* [Written task]
Skip the pictures, please, and write out exactly the lines from the opening of the data through the line containing "clip_on=False, zorder=0)".

START Records shown

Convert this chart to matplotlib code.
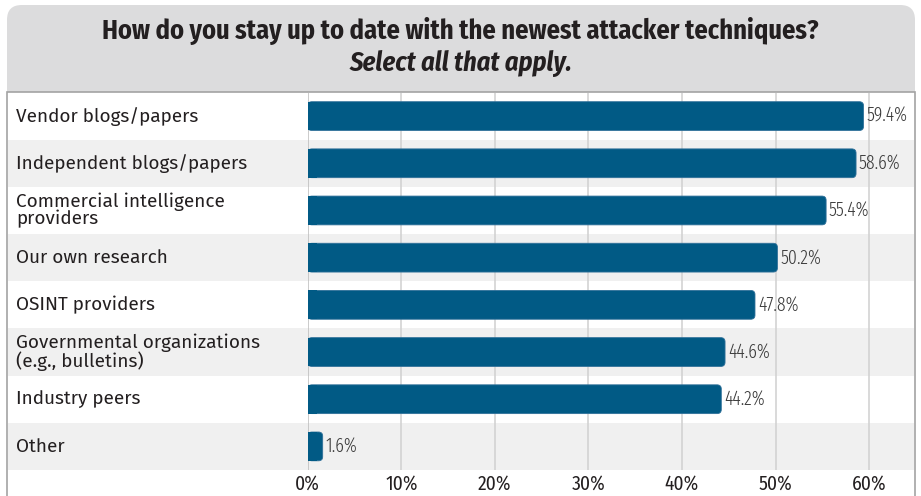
import matplotlib
matplotlib.use("Agg")
import matplotlib.pyplot as plt
import matplotlib.transforms as mtransforms
from matplotlib.patches import FancyBboxPatch, Rectangle

# data
categories = ["Vendor blogs/papers", "Independent blogs/papers",
              "Commercial intelligence\nproviders", "Our own research",
              "OSINT providers", "Governmental organizations\n(e.g., bulletins)",
              "Industry peers", "Other"]
values = [59.4, 58.6, 55.4, 50.2, 47.8, 44.6, 44.2, 1.6]
ticks = [0, 10, 20, 30, 40, 50, 60]

cond = ["Fira Sans Condensed", "DejaVu Sans"]
xcond = ["Fira Sans Extra Condensed", "DejaVu Sans"]
plain = ["Fira Sans", "DejaVu Sans"]
bar_col = "#015a85"
border = "#a3a3a3"

W, H = 921, 496
fig = plt.figure(figsize=(W / 100, H / 100), dpi=100)

def fx(px):
    return px / W

def fy(py):
    return 1 - py / H

# title box (gray, rounded top) and chart box
fig.patches.append(FancyBboxPatch((fx(7), fy(130)), fx(908), fy(5) - fy(130),
                                  boxstyle="round,pad=0,rounding_size=0.016",
                                  mutation_aspect=W / H,
                                  transform=fig.transFigure, fc="#dcdcdd",
                                  ec="none", zorder=0))
fig.patches.append(Rectangle((fx(7), -0.01), fx(908), fy(92) + 0.01, transform=fig.transFigure,
                             fc="white", ec=border, lw=1.2, zorder=1))
fig.text(0.5, fy(31), "How do you stay up to date with the newest attacker techniques?",
         ha="center", va="center", fontsize=19, fontweight="bold", family=cond,
         color="#231f20")
fig.text(0.5, fy(64), "Select all that apply.", ha="center", va="center", fontsize=19,
         fontweight="bold", style="italic", family=cond, color="#231f20")

ax = fig.add_axes([fx(307.7), fy(470), fx(915) - fx(307.7), fy(92.5) - fy(470)])
ax.set_zorder(2)
ax.patch.set_alpha(0)
n = len(categories)
ax.set_xlim(0, 64.9)
ax.set_ylim(n - 0.5, -0.5)

xmin = (7.5 - 307.7) / (915 - 307.7)
for i in range(n):
    if i % 2 == 1:
        ax.axhspan(i - 0.5, i + 0.5, xmin=xmin, xmax=0.999, fc="#f0f0f0", ec="none",
                   clip_on=False, zorder=0)

for t in ticks[1:]:
    ax.axvline(t, color="#d0d0d0", lw=1.1, zorder=1)
ax.axvline(0, color="#bdbdbd", lw=1.1, zorder=1)

for i, v in enumerate(values):
    ax.add_patch(FancyBboxPatch((0, i - 0.305), v, 0.61,
                                boxstyle="round,pad=0,rounding_size=0.45",
                                mutation_aspect=1 / 5.2,
                                fc=bar_col, ec="#2f7099", lw=0.6, zorder=3))
    ax.add_patch(Rectangle((0, i - 0.305), min(v, 1), 0.61, fc=bar_col, ec="none", zorder=3))
    ax.text(v + 0.3, i, f"{v}%", ha="left", va="center", fontsize=14, fontweight=300,
            family=xcond, color="#3c3c3c", zorder=4)

lbl = mtransforms.blended_transform_factory(fig.transFigure, ax.transData)
for i, c in enumerate(categories):
    ax.text(fx(16), i, c, transform=lbl, ha="left", va="center", fontsize=13.7,
            family=plain, color="#231f20", linespacing=0.95)

ax.set_xticks(ticks)
ax.set_xticklabels([f"{t}%" for t in ticks], family=cond, fontsize=14, color="#231f20")
ax.tick_params(axis="x", length=0, pad=3)
ax.set_yticks([])
for s in ax.spines.values():
    s.set_visible(False)

fig.savefig("out.png", dpi=100)
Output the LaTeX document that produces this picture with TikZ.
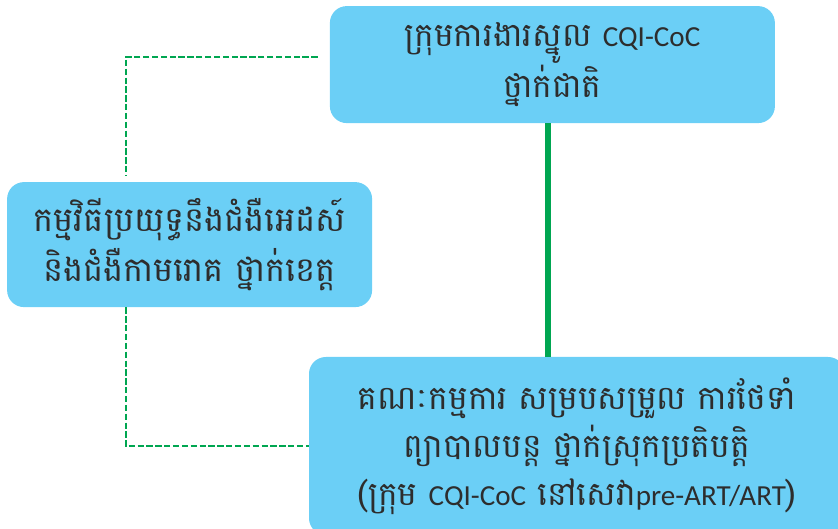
\documentclass[tikz,border=0pt]{standalone}
\usepackage{fontspec}
\newfontfamily\khmer[Script=Khmer]{Battambang}
\newfontfamily\latin[Scale=0.88]{Carlito}
\definecolor{boxblue}{HTML}{6BCFF6}
\definecolor{linkgreen}{HTML}{00A651}
\definecolor{inkgrey}{HTML}{2D2D2D}
\tikzset{
	level/.style={fill=boxblue, rounded corners=12pt, align=center, text=inkgrey, inner sep=0pt, font=\khmer\fontsize{23.5}{34}\selectfont},
	dashlink/.style={linkgreen, line width=1.4pt, dash pattern=on 4.5pt off 1.8pt},
	mainlink/.style={linkgreen, line width=4.5pt}
}

\begin{document}
\begin{tikzpicture}
		\useasboundingbox (0,0) rectangle (20.95,13.225);
		\clip (0,0) rectangle (20.95,13.225);
		
		\node[level, minimum width=11.125cm, minimum height=2.925cm] (national) at (13.81,11.61) {ក្រុមការងារស្នូល {\latin CQI-CoC}\\ថ្នាក់ជាតិ};
		\node[level, minimum width=9.125cm, minimum height=3.125cm, font=\khmer\fontsize{24}{36}\selectfont] (provincial) at (4.74,7.11) {កម្មវិធីប្រយុទ្ធនឹងជំងឺអេដស៍\\និងជំងឺកាមរោគ ថ្នាក់ខេត្ត};
		\node[level, minimum width=13.4cm, minimum height=4.45cm, font=\khmer\fontsize{23.5}{34}\selectfont] (district) at (14.425,2.075) {គណៈកម្មការ សម្របសម្រួល ការថែទាំ\\ព្យាបាលបន្ត ថ្នាក់ស្រុកប្រតិបត្តិ\\({\khmer ក្រុម} {\latin CQI-CoC} នៅសេវា{\latin pre-ART/ART})};
		
		\draw [mainlink] ([xshift=-0.11cm]national.south) -- ([xshift=-0.11cm]national.south |- district.north);
		\draw [dashlink] ([xshift=-0.3cm,yshift=0.19cm]national.west) -| ([xshift=-1.6cm,yshift=0.17cm]provincial.north);
		\draw [dashlink] ([xshift=-1.6cm]provincial.south) |- (district.west);
	\end{tikzpicture}
\end{document}
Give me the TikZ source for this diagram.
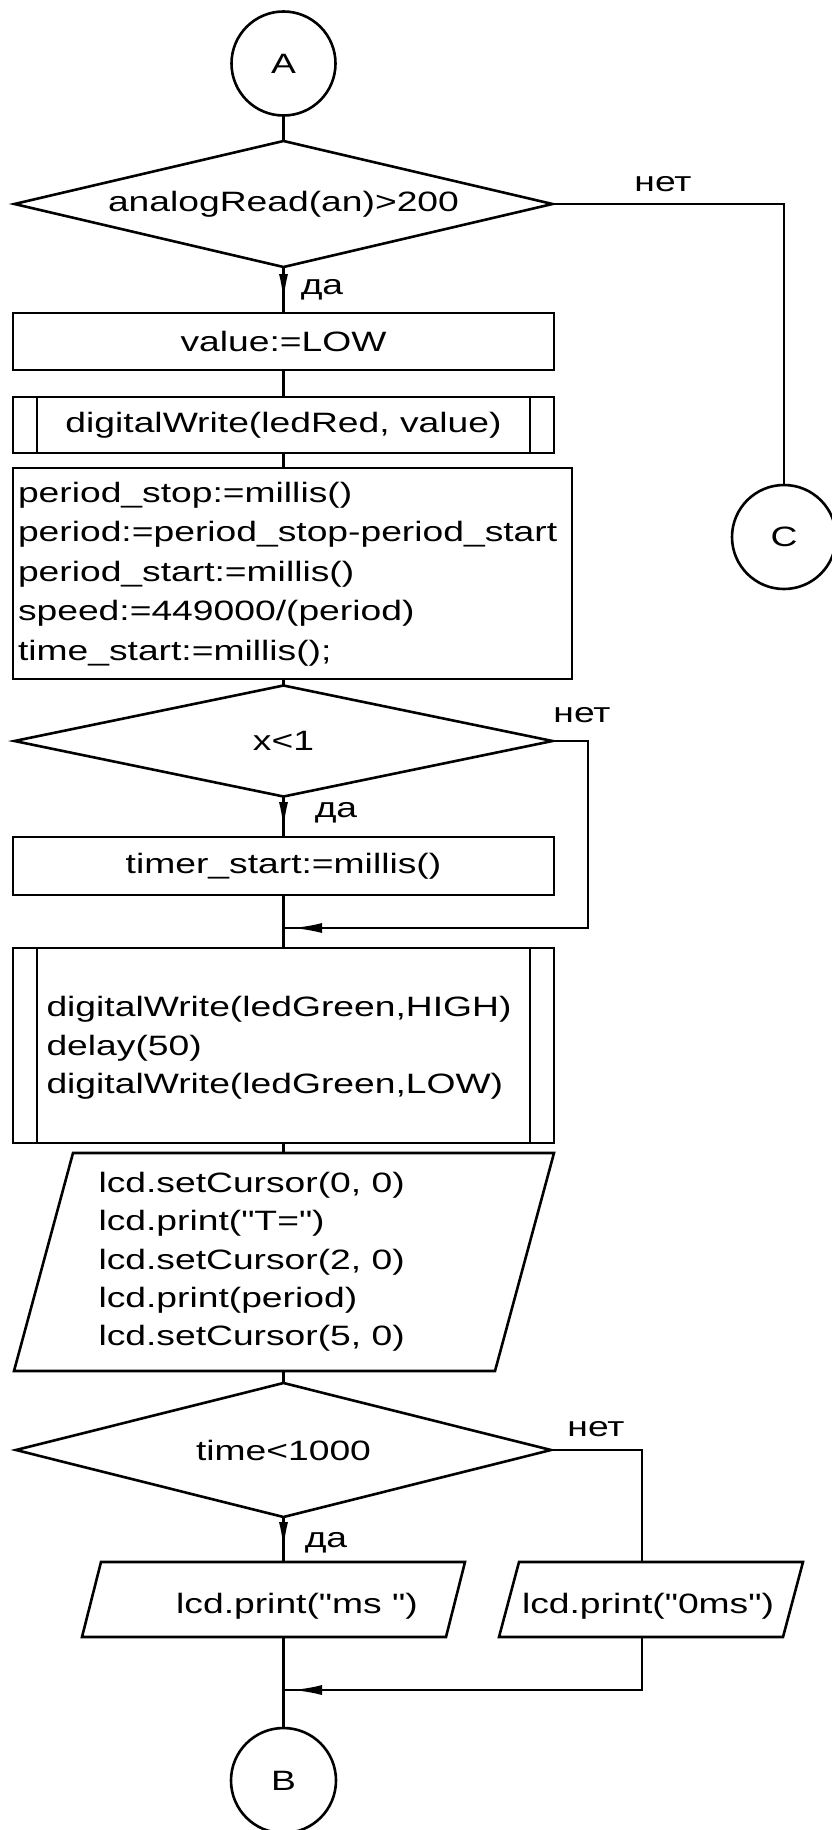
\documentclass[tikz,border=0pt]{standalone}
\usepackage{fontspec}
\setmainfont{Liberation Sans}[FakeStretch=1.33, Ligatures=TeXOff]
\usetikzlibrary{shapes.geometric,arrows.meta,decorations.markings,calc}

\begin{document}
\begin{tikzpicture}[
  x=1pt, y=-1pt,
  font=\fontsize{28}{39}\selectfont,
  ln/.style={line width=2.6pt, line join=miter},
  box/.style={draw, ln, rectangle, inner sep=0pt, outer sep=0pt},
  dec/.style={draw, ln, diamond, aspect=4.2, inner sep=0pt, outer sep=0pt},
  conn/.style={draw, ln, circle, inner sep=0pt, outer sep=0pt, minimum size=104pt},
  frame/.style={rectangle, inner sep=0pt, outer sep=0pt},
  code/.style={inner sep=0pt, outer sep=0pt, align=left, anchor=west},
  lbl/.style={inner sep=0pt, outer sep=0pt, anchor=base},
  arrowat/.style={postaction={decorate}, decoration={markings,
      mark=at position #1 with {\arrow{Latex[length=28pt,width=9pt]}}}},
  arrowlat/.style={postaction={decorate}, decoration={markings,
      mark=at position #1 with {\arrow{Latex[length=30pt,width=10pt]}}}},
]
\fill[white] (0,0) rectangle (831,1830);
\useasboundingbox (0,0) rectangle (831,1830);

% ---- blocks ----
\node[conn] (A) at (283.5,63.5) {A};
\node[dec, minimum width=538pt, minimum height=126pt] (d1) at (283.5,204) {analogRead(an)>200};
\node[box, minimum width=541pt, minimum height=57pt] (v) at (283.5,341.5) {value:=LOW};
\node[box, minimum width=541pt, minimum height=56pt] (dw1) at (283.5,425) {digitalWrite(ledRed, value)};
\node[box, minimum width=559pt, minimum height=211pt] (p) at (292.5,573.5) {};
\node[code, font=\fontsize{28}{39.5}\selectfont] (pt) at (18,574)
  {period\_stop:=millis()\\period:=period\_stop-period\_start\\period\_start:=millis()\\speed:=449000/(period)\\time\_start:=millis();};
\node[conn] (C) at (784,537) {C};
\node[dec, minimum width=538pt, minimum height=111pt] (d2) at (283.5,741) {x<1};
\node[box, minimum width=541pt, minimum height=58pt] (t) at (283.5,866) {timer\_start:=millis()};
\coordinate (j1) at (283.5,928);
\coordinate (r1) at (588,928);
\node[box, minimum width=541pt, minimum height=195pt] (dw2) at (283.5,1045.5) {};
\node[code, font=\fontsize{28}{38.5}\selectfont] (dw2t) at (46.5,1048)
  {digitalWrite(ledGreen,HIGH)\\delay(50)\\digitalWrite(ledGreen,LOW)};
\node[frame, minimum width=540pt, minimum height=218pt] (io1) at (284,1262) {};
\node[code, font=\fontsize{28}{38.3}\selectfont] (io1t) at (98.5,1262)
  {lcd.setCursor(0, 0)\\lcd.print("T=")\\lcd.setCursor(2, 0)\\lcd.print(period)\\lcd.setCursor(5, 0)};
\node[dec, minimum width=535pt, minimum height=134pt] (d3) at (283.5,1450) {time<1000};
\node[frame, minimum width=383pt, minimum height=75pt] (io2) at (273.5,1599.5) {};
\node[lbl] (io2t) at (297,1613) {lcd.print("ms ")};
\node[frame, minimum width=304pt, minimum height=75pt] (io3) at (651,1599.5) {};
\node[lbl] (io3t) at (648,1613) {lcd.print("0ms")};
\coordinate (m3) at (283.5,1690);
\coordinate (n3) at (642,1690);
\node[conn, minimum size=105pt] (B) at (283.5,1780.5) {B};

% side bars of the subroutine blocks
\draw[ln] ([xshift=24pt]dw1.north west) -- ([xshift=24pt]dw1.south west);
\draw[ln] ([xshift=-24pt]dw1.north east) -- ([xshift=-24pt]dw1.south east);
\draw[ln] ([xshift=24pt]dw2.north west) -- ([xshift=24pt]dw2.south west);
\draw[ln] ([xshift=-24pt]dw2.north east) -- ([xshift=-24pt]dw2.south east);

% input/output parallelograms
\draw[ln] ([xshift=59pt]io1.north west) -- (io1.north east) -- ([xshift=-59pt]io1.south east) -- (io1.south west) -- cycle;
\draw[ln] ([xshift=19pt]io2.north west) -- (io2.north east) -- ([xshift=-19pt]io2.south east) -- (io2.south west) -- cycle;
\draw[ln] ([xshift=20pt]io3.north west) -- (io3.north east) -- ([xshift=-20pt]io3.south east) -- (io3.south west) -- cycle;

% ---- branch labels ----
\node[lbl] (no1) at (663,192) {нет};
\node[lbl] (yes1) at (322,294) {да};
\node[lbl] (no2) at (582,722) {нет};
\node[lbl] (yes2) at (336,817) {да};
\node[lbl] (no3) at (596,1436) {нет};
\node[lbl] (yes3) at (326,1547) {да};

% ---- connectors ----
\draw[ln] (A.south) -- (d1.north);
\draw[ln, arrowat=-11pt] (d1.south) -- (v.north);
\draw[ln] (v.south) -- (dw1.north);
\draw[ln] (dw1.south) -- (dw1.south |- p.north);
\draw[ln] (d2.north |- p.south) -- (d2.north);
\draw[ln] (d1.east) -| (C.north);
\draw[ln, arrowat=-7pt] (d2.south) -- (t.north);
\draw[ln, arrowlat=-8.5pt] (d2.east) -| (r1) -- (j1);
\draw[ln] (t.south) -- (dw2.north);
\draw[ln] (dw2.south) -- (dw2.south |- io1.north);
\draw[ln] (io1.south -| d3.north) -- (d3.north);
\draw[ln, arrowat=-12pt] (d3.south) -- (d3.south |- io2.north);
\draw[ln] (d3.east) -| (io3.north -| n3);
\draw[ln, arrowlat=-8.5pt] (io3.south -| n3) -- (n3) -- (m3);
\draw[ln] (B.north |- io2.south) -- (B.north);
\end{tikzpicture}
\end{document}
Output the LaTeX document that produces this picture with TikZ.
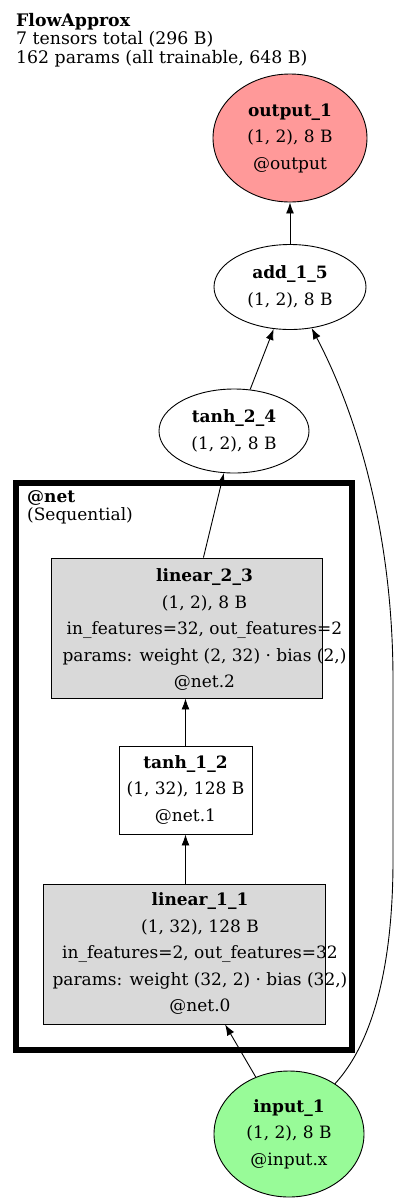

END Records shown

* [Exercise answer]
Convert this chart to matplotlib code.
import matplotlib
matplotlib.use("Agg")
import matplotlib.pyplot as plt
import matplotlib.transforms as mtransforms
from matplotlib.patches import FancyBboxPatch, Rectangle

# data
categories = ["Vendor blogs/papers", "Independent blogs/papers",
              "Commercial intelligence\nproviders", "Our own research",
              "OSINT providers", "Governmental organizations\n(e.g., bulletins)",
              "Industry peers", "Other"]
values = [59.4, 58.6, 55.4, 50.2, 47.8, 44.6, 44.2, 1.6]
ticks = [0, 10, 20, 30, 40, 50, 60]

cond = ["Fira Sans Condensed", "DejaVu Sans"]
xcond = ["Fira Sans Extra Condensed", "DejaVu Sans"]
plain = ["Fira Sans", "DejaVu Sans"]
bar_col = "#015a85"
border = "#a3a3a3"

W, H = 921, 496
fig = plt.figure(figsize=(W / 100, H / 100), dpi=100)

def fx(px):
    return px / W

def fy(py):
    return 1 - py / H

# title box (gray, rounded top) and chart box
fig.patches.append(FancyBboxPatch((fx(7), fy(130)), fx(908), fy(5) - fy(130),
                                  boxstyle="round,pad=0,rounding_size=0.016",
                                  mutation_aspect=W / H,
                                  transform=fig.transFigure, fc="#dcdcdd",
                                  ec="none", zorder=0))
fig.patches.append(Rectangle((fx(7), -0.01), fx(908), fy(92) + 0.01, transform=fig.transFigure,
                             fc="white", ec=border, lw=1.2, zorder=1))
fig.text(0.5, fy(31), "How do you stay up to date with the newest attacker techniques?",
         ha="center", va="center", fontsize=19, fontweight="bold", family=cond,
         color="#231f20")
fig.text(0.5, fy(64), "Select all that apply.", ha="center", va="center", fontsize=19,
         fontweight="bold", style="italic", family=cond, color="#231f20")

ax = fig.add_axes([fx(307.7), fy(470), fx(915) - fx(307.7), fy(92.5) - fy(470)])
ax.set_zorder(2)
ax.patch.set_alpha(0)
n = len(categories)
ax.set_xlim(0, 64.9)
ax.set_ylim(n - 0.5, -0.5)

xmin = (7.5 - 307.7) / (915 - 307.7)
for i in range(n):
    if i % 2 == 1:
        ax.axhspan(i - 0.5, i + 0.5, xmin=xmin, xmax=0.999, fc="#f0f0f0", ec="none",
                   clip_on=False, zorder=0)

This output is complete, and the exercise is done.